8.     Sole Agreement. This Agreement constitutes the entire agreement between the Parties with respect to the subject matter hereof and will supersede all previous proposals, both oral and written, negotiations, representations, commitments, writings, meetings and all other communication between the Parties, with respect to the Services. Client acknowledges that it is entering into this Agreement solely on the basis of the representations contained herein. The terms of this Agreement are confidential and will not be disclosed by Client or by any agent of Client to any third party without CBSA’s express written consent. Other than as provided in this Agreement, this Agreement may not be released, discharged, changed, amended or modified except by an instrument in writing duly signed by all Parties. Neither the course of conduct between parties nor trade practice will act to modify any provision of this Agreement.

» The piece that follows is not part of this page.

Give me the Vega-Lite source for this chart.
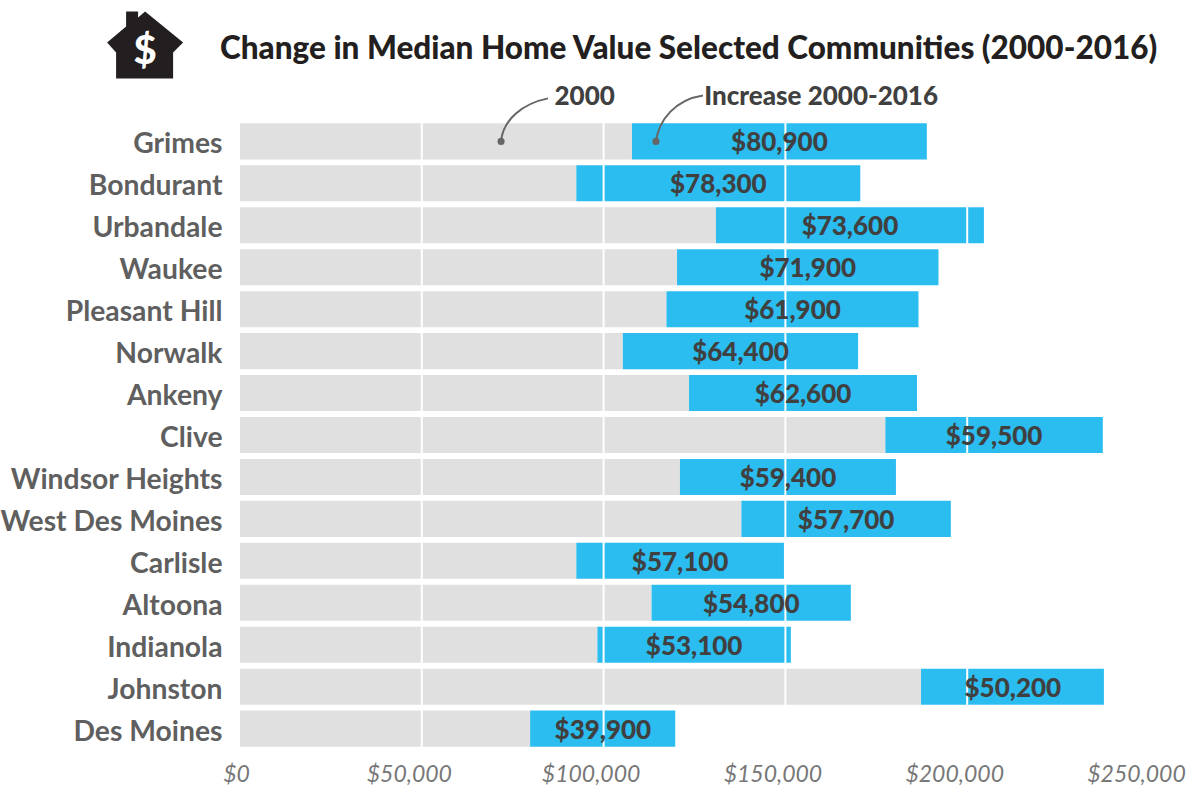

9.     Testimonials. Client grants to CBSA an irrevocable, royalty-free right to display and publish Client’s name, likeness or logo and/or any Client testimonial about the Program in CBSA’s marketing materials, website, social media or in any other medium that CBSA determines in its sole and absolute discretion.

10.  Headings & Interpretation. The headings or titles of the various paragraphs of this Agreement are inserted merely for the purpose of convenience and do not expressly or by implication or intention, limit, define, extend or affect the meaning or interpretation of this Agreement or the specific terms or text of the section so designated. In the event any claim is made by any Party relating to any conflict, omission or ambiguity in this Agreement, no presumption or burden of proof or persuasion will be implied by virtue of the fact that this Agreement was prepared by or at the request of a particular Party or his or her counsel.

11.  Miscellaneous. Client acknowledges that this Agreement is non-transferable and that none of these rights may be transferred, assigned or distributed by Client to any third party. CBSA has the right to freely assign this Agreement and its rights under this Agreement.